The Bubble Economy of Sigil
Thanks to Murder Hobo heroics, the second trek across the Planes is successful. The Giant Slaars are dead. Unfortunately, by time the finished Elysian Wool proper hits the Sigil economy, Elysian Wool is so over.
Smart investors got out at the height of Elysian Wool Mania. Right before the Bytopian Merchant Company delivered the finished wool from the Mechanus factories and Automata warehouses, they sold their shares. Thinking something was up as the smart investors got out, the share price dipped and the Gensai made her short sale investment plus a return. This pushed the share price down further. The market makers made their commissions.
But wool is wool and the clothing manufacturers of Sigil buy the cloth. The Bytopian Merchant Company make themselves a small profit. They issue their share holding investors a dividend. Unfortunately, the dividend is in now-market-flooded Elysian Wool sitting in a warehouse in the Gate Town of Automata. It’s up to the investor to collect and move their dividend somewhere more cash-worthy. Rumor has it, a Prime Material Plane just had all their sheep sheered by some Tieflings. They’re probably in the market for some new but now unfashionable Elysian Wool sweatshirts.
The Bytopian Merchant Company winds up. They pay a percentage of their remaining profits into their Faction, the Sensates. The Sensates use the money to throw a huge party to promote their brand. A few poor berks passing through Sigil on their way somewhere else get drunk at the party and wake the next morning without pants and as brand new dues paying Sensates.

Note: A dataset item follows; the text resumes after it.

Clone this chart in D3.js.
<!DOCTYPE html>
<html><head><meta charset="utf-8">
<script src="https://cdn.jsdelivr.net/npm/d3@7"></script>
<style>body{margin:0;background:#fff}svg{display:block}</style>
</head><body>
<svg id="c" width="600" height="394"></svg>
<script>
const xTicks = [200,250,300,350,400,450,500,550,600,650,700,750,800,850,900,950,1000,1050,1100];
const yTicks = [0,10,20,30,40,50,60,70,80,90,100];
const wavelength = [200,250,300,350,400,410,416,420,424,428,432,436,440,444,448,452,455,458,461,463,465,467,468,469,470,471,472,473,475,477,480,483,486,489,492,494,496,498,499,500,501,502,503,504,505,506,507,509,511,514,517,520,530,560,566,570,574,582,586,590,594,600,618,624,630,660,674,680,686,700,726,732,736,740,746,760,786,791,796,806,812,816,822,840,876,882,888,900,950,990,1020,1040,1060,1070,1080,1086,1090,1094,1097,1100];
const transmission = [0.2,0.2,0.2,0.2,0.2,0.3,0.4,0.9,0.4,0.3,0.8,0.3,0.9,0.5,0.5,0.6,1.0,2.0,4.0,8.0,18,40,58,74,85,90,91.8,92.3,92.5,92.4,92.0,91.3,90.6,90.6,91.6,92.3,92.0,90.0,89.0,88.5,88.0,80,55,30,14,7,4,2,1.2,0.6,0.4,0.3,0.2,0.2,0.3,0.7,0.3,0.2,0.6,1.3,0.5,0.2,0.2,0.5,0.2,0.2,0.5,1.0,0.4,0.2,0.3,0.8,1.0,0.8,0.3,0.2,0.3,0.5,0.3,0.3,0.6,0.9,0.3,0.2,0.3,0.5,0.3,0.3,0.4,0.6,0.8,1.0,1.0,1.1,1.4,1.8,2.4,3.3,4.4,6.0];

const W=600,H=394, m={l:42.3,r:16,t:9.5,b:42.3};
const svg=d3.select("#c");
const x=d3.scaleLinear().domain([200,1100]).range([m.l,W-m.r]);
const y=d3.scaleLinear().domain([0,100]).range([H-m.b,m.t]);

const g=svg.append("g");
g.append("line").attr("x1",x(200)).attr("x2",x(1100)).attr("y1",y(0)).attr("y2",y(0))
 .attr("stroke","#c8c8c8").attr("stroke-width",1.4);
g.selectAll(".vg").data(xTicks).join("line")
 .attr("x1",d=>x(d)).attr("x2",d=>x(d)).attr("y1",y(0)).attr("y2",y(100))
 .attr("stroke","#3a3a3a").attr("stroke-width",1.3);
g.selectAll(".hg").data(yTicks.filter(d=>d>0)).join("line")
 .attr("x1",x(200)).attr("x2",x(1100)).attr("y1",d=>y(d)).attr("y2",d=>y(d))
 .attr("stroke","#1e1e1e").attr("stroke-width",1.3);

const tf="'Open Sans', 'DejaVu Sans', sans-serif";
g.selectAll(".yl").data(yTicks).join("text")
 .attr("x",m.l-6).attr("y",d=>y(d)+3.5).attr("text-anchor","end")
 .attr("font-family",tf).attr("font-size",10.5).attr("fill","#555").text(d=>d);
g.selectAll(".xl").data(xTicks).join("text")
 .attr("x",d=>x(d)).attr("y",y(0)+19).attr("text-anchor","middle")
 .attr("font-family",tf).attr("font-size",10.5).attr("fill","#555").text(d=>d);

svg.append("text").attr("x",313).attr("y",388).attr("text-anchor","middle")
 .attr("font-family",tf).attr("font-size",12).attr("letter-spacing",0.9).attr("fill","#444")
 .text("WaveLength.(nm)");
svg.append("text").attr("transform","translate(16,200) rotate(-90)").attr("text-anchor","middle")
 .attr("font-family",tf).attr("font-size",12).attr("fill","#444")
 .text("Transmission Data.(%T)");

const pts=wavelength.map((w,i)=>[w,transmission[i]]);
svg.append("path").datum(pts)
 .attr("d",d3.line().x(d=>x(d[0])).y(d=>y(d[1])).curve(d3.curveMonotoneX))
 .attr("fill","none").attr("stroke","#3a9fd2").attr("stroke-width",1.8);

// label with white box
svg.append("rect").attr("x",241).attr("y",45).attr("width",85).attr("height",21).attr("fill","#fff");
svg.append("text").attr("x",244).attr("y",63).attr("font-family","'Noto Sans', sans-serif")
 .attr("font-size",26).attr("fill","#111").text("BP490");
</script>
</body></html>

The Mechanus Wool and Thread Company continues, as it deals in manufacturing and not in procurement. They take a long position. They are an excellent investment.

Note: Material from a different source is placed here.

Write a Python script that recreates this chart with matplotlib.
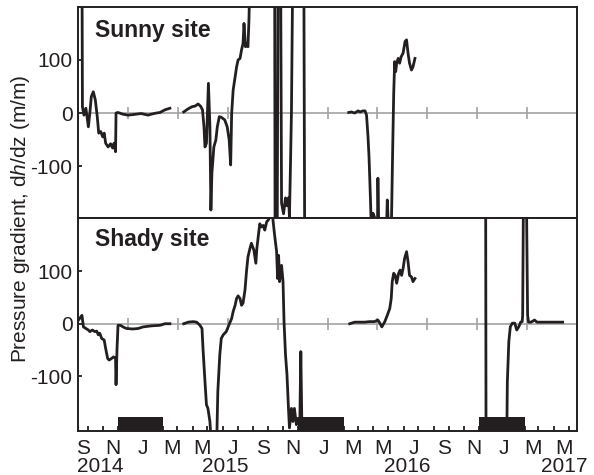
import matplotlib
matplotlib.use("Agg")
import matplotlib.pyplot as plt
import matplotlib.dates as mdates
import matplotlib.ticker as mticker
import matplotlib.transforms as mtransforms
import numpy as np
import pandas as pd

plt.rcParams["font.family"] = ["Liberation Sans", "DejaVu Sans"]
plt.rcParams["axes.unicode_minus"] = False
plt.rcParams["mathtext.fontset"] = "custom"
plt.rcParams["mathtext.rm"] = "Liberation Sans"
plt.rcParams["mathtext.it"] = "Liberation Sans:italic"

# ---------------------------------------------------------------------------
# Data (+/-300 means off scale)
# ---------------------------------------------------------------------------
sunny_2014_dates = ["2014-08-20", "2014-08-21", "2014-08-24", "2014-08-28", "2014-09-02",
                    "2014-09-05", "2014-09-08", "2014-09-12", "2014-09-16", "2014-09-20",
                    "2014-09-23", "2014-09-27", "2014-10-01", "2014-10-04", "2014-10-07",
                    "2014-10-12", "2014-10-17", "2014-10-21", "2014-10-24", "2014-10-27",
                    "2014-10-28", "2014-11-01", "2014-11-10", "2014-11-21", "2014-12-01",
                    "2014-12-18", "2015-01-01", "2015-01-08", "2015-01-18", "2015-01-25",
                    "2015-02-04", "2015-02-14"]
sunny_2014_vals = [300, 12, -4, 9, -26, 0, 31, 40, 25, -7,
                   -38, -35, -45, -38, -57, -64, -58, -66, -57, -73,
                   0, 1, -2, -4, -3, -1, -4, -2, 0, 1,
                   6, 9]

sunny_2015_dates = ["2015-03-14", "2015-03-20", "2015-03-25", "2015-03-31", "2015-04-06",
                    "2015-04-12", "2015-04-17", "2015-04-21", "2015-04-24", "2015-04-26",
                    "2015-04-29", "2015-05-03", "2015-05-06", "2015-05-08", "2015-05-10",
                    "2015-05-14", "2015-05-18", "2015-05-21", "2015-05-25", "2015-05-29",
                    "2015-06-05", "2015-06-10", "2015-06-14", "2015-06-17", "2015-06-19",
                    "2015-06-22", "2015-06-26", "2015-06-29", "2015-07-02", "2015-07-06",
                    "2015-07-09", "2015-07-12", "2015-07-14", "2015-07-17", "2015-07-19",
                    "2015-07-22", "2015-07-24", "2015-07-27", "2015-09-14", "2015-09-15",
                    "2015-09-19", "2015-09-21", "2015-09-26", "2015-09-28", "2015-10-02",
                    "2015-10-06", "2015-10-09", "2015-10-12", "2015-10-14", "2015-10-16",
                    "2015-10-18", "2015-10-19", "2015-10-21", "2015-11-12", "2015-11-14",
                    "2015-11-20"]
sunny_2015_vals = [2, 6, 9, 12, 13, 17, 13, 6, -26, -64,
                   -57, 56, -26, -183, -114, -64, -51, -26, -7, -8,
                   -13, -26, -51, -98, -1, 43, 68, 87, 100, 103,
                   119, 131, 169, 125, 131, 125, 175, 300, 300, -300,
                   -300, 300, 300, -170, -190, -160, -175, -160, -195, -100,
                   0, 100, 300, 300, -300, -300]

sunny_2016_dates = ["2016-02-11", "2016-02-16", "2016-02-23", "2016-03-01", "2016-03-05",
                    "2016-03-11", "2016-03-15", "2016-03-18", "2016-03-21", "2016-03-23",
                    "2016-03-26", "2016-03-28", "2016-03-31", "2016-04-03", "2016-04-07",
                    "2016-04-09", "2016-04-10", "2016-04-12", "2016-04-27", "2016-04-29",
                    "2016-05-02", "2016-05-07", "2016-05-10", "2016-05-12", "2016-05-14",
                    "2016-05-16", "2016-05-18", "2016-05-21", "2016-05-24", "2016-05-27",
                    "2016-05-31", "2016-06-04", "2016-06-07", "2016-06-10", "2016-06-13",
                    "2016-06-17", "2016-06-20", "2016-06-24"]
sunny_2016_vals = [1, 2, 0, 4, 2, 4, 4, -4, -45, -82,
                   -164, -230, -189, -196, -230, -230, -123, -230, -230, -164,
                   -230, -230, -64, 37, 97, 78, 94, 103, 94, 106,
                   113, 135, 138, 113, 94, 81, 87, 103]

shady_2014_dates = ["2014-08-13", "2014-08-20", "2014-08-23", "2014-08-28", "2014-09-02",
                    "2014-09-05", "2014-09-10", "2014-09-15", "2014-09-19", "2014-09-22",
                    "2014-09-25", "2014-09-29", "2014-10-04", "2014-10-07", "2014-10-11",
                    "2014-10-14", "2014-10-19", "2014-10-23", "2014-10-27", "2014-10-28",
                    "2014-10-30", "2014-11-01", "2014-11-06", "2014-11-11", "2014-11-18",
                    "2014-12-01", "2014-12-12", "2014-12-22", "2015-01-08", "2015-01-25",
                    "2015-02-04", "2015-02-14"]
shady_2014_vals = [7, 16, -6, -9, -12, -15, -12, -15, -14, -21,
                   -18, -28, -31, -47, -66, -69, -66, -63, -66, -116,
                   -47, -3, -3, -6, -9, -10, -9, -6, -4, -3,
                   0, 0]

shady_2015_dates = ["2015-03-14", "2015-03-23", "2015-04-02", "2015-04-09", "2015-04-15",
                    "2015-04-20", "2015-04-22", "2015-04-26", "2015-04-29", "2015-05-02",
                    "2015-05-06", "2015-05-08", "2015-05-20", "2015-05-22", "2015-05-26",
                    "2015-05-29", "2015-06-02", "2015-06-08", "2015-06-15", "2015-06-19",
                    "2015-06-22", "2015-06-26", "2015-06-29", "2015-07-02", "2015-07-06",
                    "2015-07-09", "2015-07-12", "2015-07-16", "2015-07-19", "2015-07-22",
                    "2015-07-26", "2015-07-29", "2015-08-03", "2015-08-07", "2015-08-09",
                    "2015-08-13", "2015-08-15", "2015-08-18", "2015-08-22", "2015-08-25",
                    "2015-08-29", "2015-09-01", "2015-09-04", "2015-09-09", "2015-09-11",
                    "2015-09-14", "2015-09-18", "2015-09-20", "2015-09-22", "2015-09-24",
                    "2015-09-28", "2015-10-01", "2015-10-03", "2015-10-06", "2015-10-09",
                    "2015-10-12", "2015-10-14", "2015-10-18", "2015-10-21", "2015-10-24",
                    "2015-10-28", "2015-10-31", "2015-11-04", "2015-11-06", "2015-11-08",
                    "2015-11-12", "2015-11-17", "2015-11-24", "2015-12-10", "2015-12-28",
                    "2016-01-15", "2016-01-28"]
shady_2015_vals = [0, 3, 4, 3, -2, -9, -47, -110, -154, -161,
                   -186, -215, -215, -129, -59, -28, -21, -15, 1, 10,
                   23, 35, 48, 53, 48, 35, 39, 64, 99, 127,
                   143, 153, 140, 115, 143, 175, 190, 184, 187, 178,
                   194, 197, 203, 215, 194, 168, 137, 86, 130, 80,
                   111, 80, 4, -59, -97, -161, -198, -161, -186, -161,
                   -192, -180, -186, -53, -186, -180, -186, -183, -190, -185,
                   -192, -188]

shady_2016_dates = ["2016-02-13", "2016-02-23", "2016-03-04", "2016-03-14", "2016-03-24",
                    "2016-04-03", "2016-04-10", "2016-04-14", "2016-04-18", "2016-04-24",
                    "2016-04-29", "2016-05-04", "2016-05-07", "2016-05-09", "2016-05-12",
                    "2016-05-15", "2016-05-18", "2016-05-22", "2016-05-25", "2016-05-28",
                    "2016-05-31", "2016-06-03", "2016-06-07", "2016-06-10", "2016-06-13",
                    "2016-06-17", "2016-06-20", "2016-06-24"]
shady_2016_vals = [0, 3, 3, 3, 4, 4, 7, 1, -6, 4,
                   16, 29, 48, 80, 96, 92, 77, 96, 102, 92,
                   105, 124, 137, 118, 92, 89, 80, 86]

shady_2017_dates = ["2016-11-14", "2016-11-15", "2016-12-26", "2016-12-28", "2016-12-31",
                    "2017-01-03", "2017-01-07", "2017-01-12", "2017-01-16", "2017-01-20",
                    "2017-01-24", "2017-01-27", "2017-01-28", "2017-01-30", "2017-02-04",
                    "2017-02-07", "2017-02-09", "2017-02-14", "2017-02-21", "2017-02-26",
                    "2017-03-10", "2017-03-24", "2017-04-06", "2017-04-19"]
shady_2017_vals = [300, -300, -300, -110, -34, -6, 1, 1, -12, -6,
                   3, 4, 16, 300, 300, 16, 3, 3, 7, 3,
                   3, 3, 3, 3]

# frozen periods (black bars on the time axis)
winter_starts = ["2014-11-01", "2015-11-01", "2016-11-01"]
winter_ends = ["2015-02-01", "2016-02-01", "2017-02-01"]

panel_titles = ["Sunny site", "Shady site"]
title_heights = [0.859, 0.870]
y_ticks = [-100, 0, 100]
year_labels = ["2014", "2015", "2016", "2017"]
year_label_dates = ["2014-09-27", "2015-06-07", "2016-06-09", "2017-04-23"]
x_start, x_end = "2014-08-12", "2017-05-18"

LINE = "#231f20"
GREY = "#a3a3a3"


def _draw_panel(ax, segments, title, title_y, ylim):
    ax.axhline(0, color=GREY, lw=1.2, zorder=1)
    marks = pd.date_range(x_start, x_end, periods=11)
    ax.plot(marks, np.zeros(len(marks)), ls="none", marker="|", ms=9,
            mew=1.2, color=GREY, zorder=1, clip_on=False)
    for dates, vals in segments:
        ax.plot(pd.to_datetime(dates), vals, color=LINE, lw=2.0,
                solid_joinstyle="round", zorder=3)
    ax.set_ylim(ylim)
    ax.set_yticks(y_ticks)
    ax.set_yticklabels([str(v) for v in y_ticks])
    ax.tick_params(axis="y", direction="in", length=3, width=1.3,
                   labelsize=15, pad=4, colors=LINE)
    for s in ax.spines.values():
        s.set_linewidth(1.4)
        s.set_color(LINE)
    ax.text(0.034, title_y, title, transform=ax.transAxes,
            fontsize=16.5, fontweight="bold", va="baseline", ha="left", color=LINE)


fig = plt.figure(figsize=(5.94, 4.75), dpi=100)
ax_top = fig.add_axes([0.1313, 0.5411, 0.8401, 0.4442])
ax_bot = fig.add_axes([0.1313, 0.0926, 0.8401, 0.4484], sharex=ax_top)

_draw_panel(ax_top,
            [(sunny_2014_dates, sunny_2014_vals),
             (sunny_2015_dates, sunny_2015_vals),
             (sunny_2016_dates, sunny_2016_vals)],
            panel_titles[0], title_heights[0], (-198, 200))
_draw_panel(ax_bot,
            [(shady_2014_dates, shady_2014_vals),
             (shady_2015_dates, shady_2015_vals),
             (shady_2016_dates, shady_2016_vals),
             (shady_2017_dates, shady_2017_vals)],
            panel_titles[1], title_heights[1], (-204, 201))

for start, end in zip(winter_starts, winter_ends):
    ax_bot.axvspan(pd.Timestamp(start), pd.Timestamp(end), ymin=0, ymax=0.066,
                   color=LINE, lw=0, zorder=4)

ax_top.set_xlim(pd.Timestamp(x_start), pd.Timestamp(x_end))
ax_top.tick_params(axis="x", bottom=False, labelbottom=False)

ax_bot.xaxis.set_major_locator(mdates.MonthLocator())
ax_bot.xaxis.set_major_formatter(mticker.FuncFormatter(
    lambda v, pos: mdates.num2date(v).strftime("%b")[0]
    if mdates.num2date(v).month % 2 else ""))
ax_bot.tick_params(axis="x", direction="in", length=3.6, width=1.3,
                   labelsize=15, pad=6, colors=LINE)

for label, date in zip(year_labels, year_label_dates):
    ax_bot.text(pd.Timestamp(date), -0.12, label, transform=ax_bot.get_xaxis_transform(),
                ha="center", va="top", fontsize=15, color=LINE, clip_on=False)

fig.text(0.034, 0.539, "Pressure gradient, d$h$/dz (m/m)", rotation=90,
         ha="center", va="center", fontsize=15, color=LINE)

# month letters sit a few pixels left of their ticks in the original
fig.canvas.draw()
shift = mtransforms.ScaledTranslation(-5 / 100, 0, fig.dpi_scale_trans)
for tick in ax_bot.xaxis.get_major_ticks():
    tick.label1.set_transform(tick.label1.get_transform() + shift)

fig.savefig("out.png", dpi=100)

Meanwhile, silk made from the webbing of the Spider Queens of Baator is hot, hot, so hot. The Lady’s Ward movers set the tone for next season’s fashions. Cash goes to the first company who gets into Baator, survives it, steals the webbing, moves it to a warehouse in Ribcage, and gets it across the Outlands to a mate warehoues in Glorium. The Ysgard weavers turn the webbing into a fabulous, super light fabric that clings to the skin of fashionistas and warriors, alike.
The market movers in the Lower Ward bar, the Tiefling, the Aasimar and the Githzerai, insist Baator webbing is a great investment bet. Buying shares will pay off handsomely. But move fast. The market might crash any moment now.
Sigil economy is a bubble economy. The crazy berks there are always chasing speculation and pumping up an overheated market with rumor, innuendo, and lies. The cycle goes on. Some win. Some lose.
But the people, and Factions, of Sigil, would have it no other way.
- The place down in the Market Ward has a Door to the Elemental Plane of Water in the kitchen. The Sushi Chef is some crazy Abyssal Devil with six arms. The daily special is fresh, different, and never a wait. Just don’t ask too many questions.